CA - A Step Towards Sustainable Agriculture


Not many years ago, my great grandmother shared me that we used to have huge agriculture productions, while from the same field nowadays we are having trouble to compensate the costs of cultivation and inputs. Sometimes, she used to urge my parents not to indulge in agriculture rather leave the field barren or accord for rent. There was one thing always striking in my mind,” What might be the reason behind the dramatic fall of the productivity of the land?” After few years being an agriculture student, I got to know all the pretty little secrets of my outrageous thoughts. Green revolution and degradation of soil were the reasons for the pitfalls.

Huge food scarcity, economic and social instability jeopardized the lives of millions during the 2nd world war. Fast growing varieties of rice and wheat were developed for tropics and subtropics with high input agriculture system that produced more crops per unit of land. This is called Green revolution. But lack of water, high costs for small farmers and physical limits to increasing crop yields dissuade expansion of Green revolution. Moreover, it has a greater harmful environment impact than any human activity.

 Therefore, the concept of Conservation agriculture and sustainable agriculture were introduced for long term increase in yield and output stability while at the same time stopping and reversing land degradation and environmental hazards. 

On going through the literal meaning conserving and sustaining is somewhat alike in the sense that conservation eventually leads to the sustainability. But technically Conservation agriculture and Sustainable agriculture are distinct.

Sustainable Agriculture:

Sustainable agriculture is a balanced management system of environment resources without their depletion to provide food, livelihood for current and future generation maintaining or improving productivity and ecosystem service of these resource. It has 3 key principle:

  1.  Economic sustainability : e.g. improving soil management and crop rotation which raise yields, reducing reliance on machinery, chemical fertilizer and pesticides 
  2.  Environmental sustainability: e.g. protecting, recycling, replacing and maintaining the natural resources base such as land (soil), water and wildlife Avoiding synthetic chemicals known to harm the environment, soil structure and biodiversity
  3.  Social sustainability:  e.g. more extensive use of available labor, at least for some techniques, thus contributing to social justice and cultural cohesion

Researchers have found that organic system on average yielded 25% less than the conventional. Moreover, the products fetch higher prices which is not affordable by the have-nots. Therefore, Sustainable agriculture has many ups and downs to serve for food security.

Conservation Agriculture:

Conservation agriculture was evolved from the concept of Resource Conservation techniques (RCTs) which refers to those practices which enhances resource or input use efficiency. Example: new variety that use N more efficiently may be considered as RCTs. In contrast, CA practices will only refer to the RCTs with following character:

  1. A minimum level of soil disturbance.
  2. Soil cover, particularly through the retention of crop residues on the soil surface.
  3. Sensible, profitable crop rotation

Benefits of CA are of several folds.

  1. Economic benefits:

By not tilling the soil, farmers can save between 30-40% of time, labor and fossil fuels as compared to conventional cropping. Reduction of costs and higher output for a low input are the major economic benefits.

  1. Agronomic benefits:

It includes increase in organic matter, soil water conservation, improvement in soil structure, fertilizer use efficiency, water holding capacity.

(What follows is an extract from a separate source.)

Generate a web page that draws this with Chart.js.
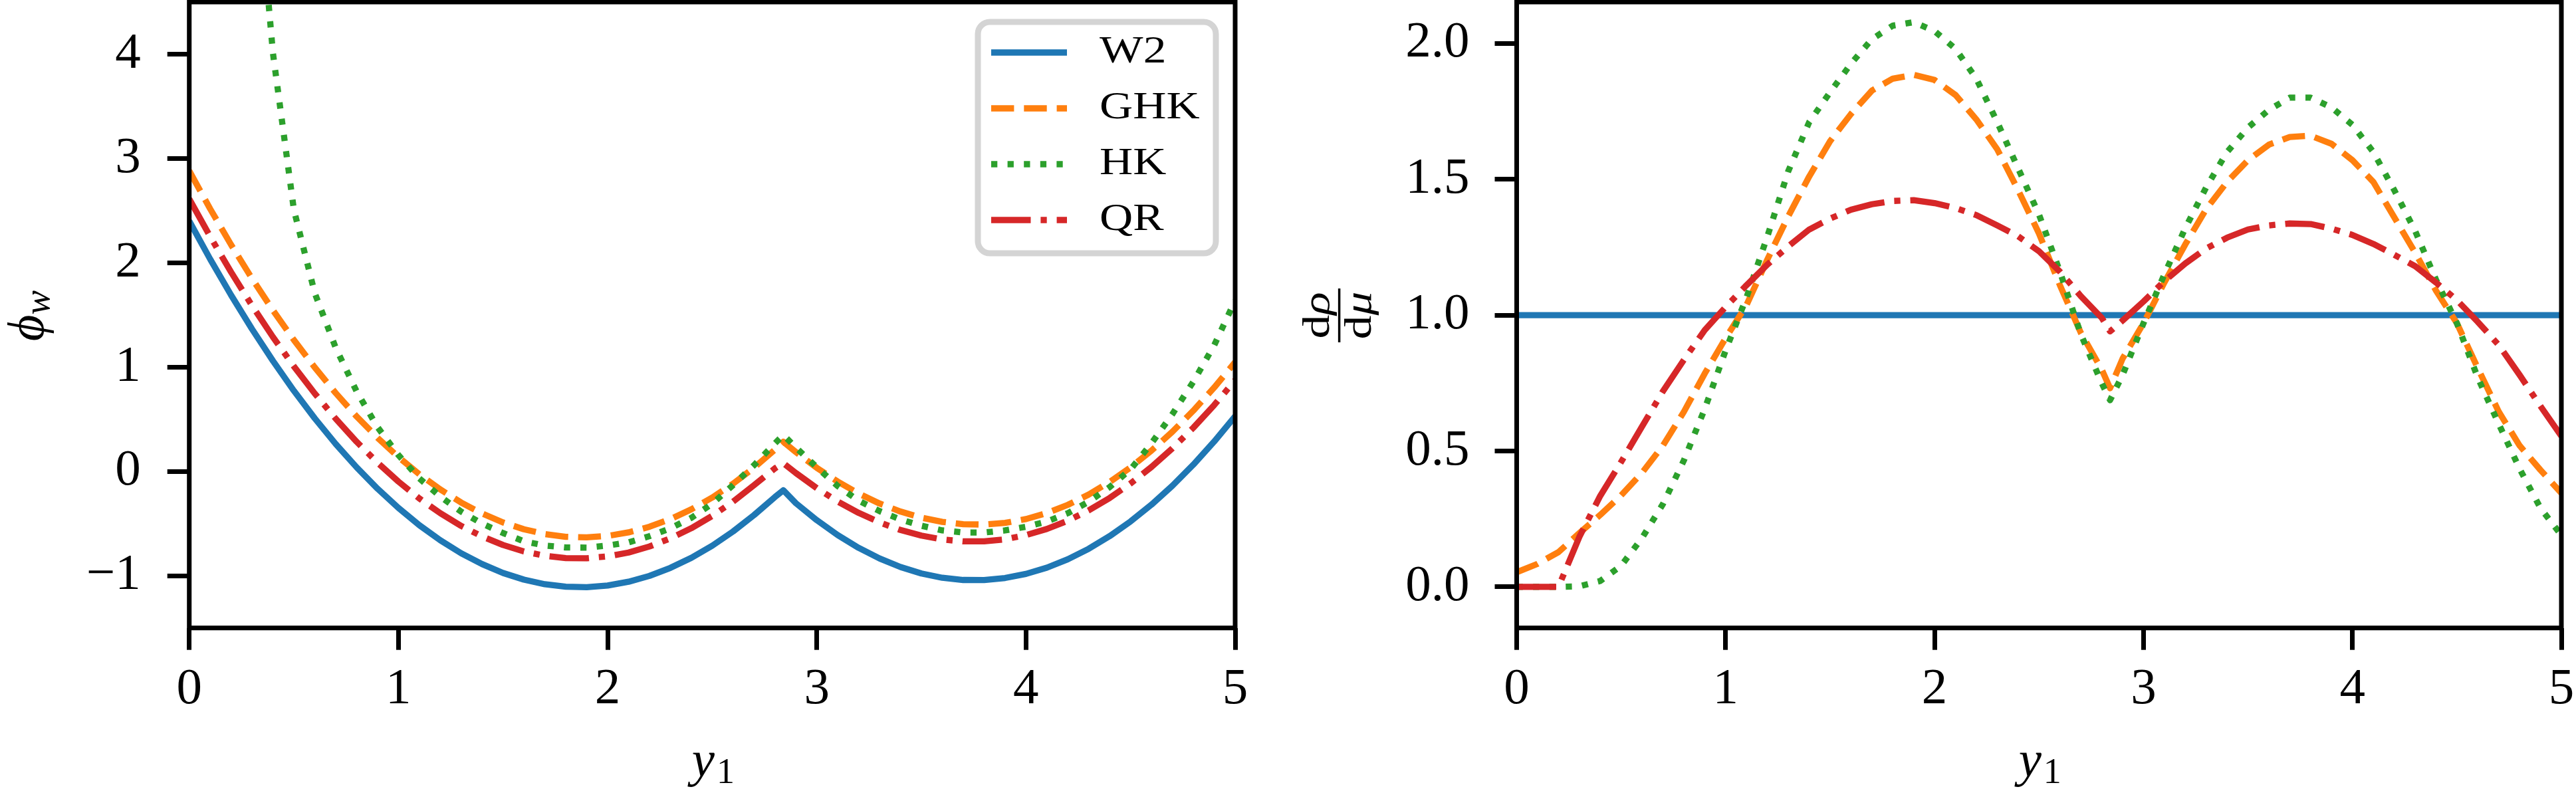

  1. Environmental benefits:

It includes reduction in soil erosion, good quality of air, water, increase in biodiversity, carbon sequestration.

Conservation agriculture (CA) aims to conserve, improve and make more efficient use of natural resources through integrated management of available soil, water and biological resources combined with external inputs (herbicides, fertilizers ... ) . Conservation agriculture is by no means a low output agriculture and allows yields comparable with modern intensive agriculture. Therefore, facing climate change and nine billion mouths to feed by 2050, Conservation Agriculture is key to the future of food security. Integrating organic principles to conservation agriculture contributes to environment conservation as well as enhanced and sustained agriculture production. Due to some deterrents for the adoption of Sustainable agriculture, Conservation agriculture can be flourished as a modern agriculture practice that can enable farmers to achieve the goal of sustainable agriculture production.

I am sure that I am not the single piece in the world whose parents are going to accept the suggestion by their grandparents that I have already mentioned above. Thus, we ought to produce more food from less land by making more efficient use of natural resources and with minimal impact on the environment. Only by doing this will food production keep pace with demand and the productivity of land be preserved for future generations. We have a tall order challenge and by We I mean all the agriculture scientists, extension personnel and farmers. In my prospective, Conservation Agriculture with sustainable principles is the most possible solution to meet food security and resource conservation.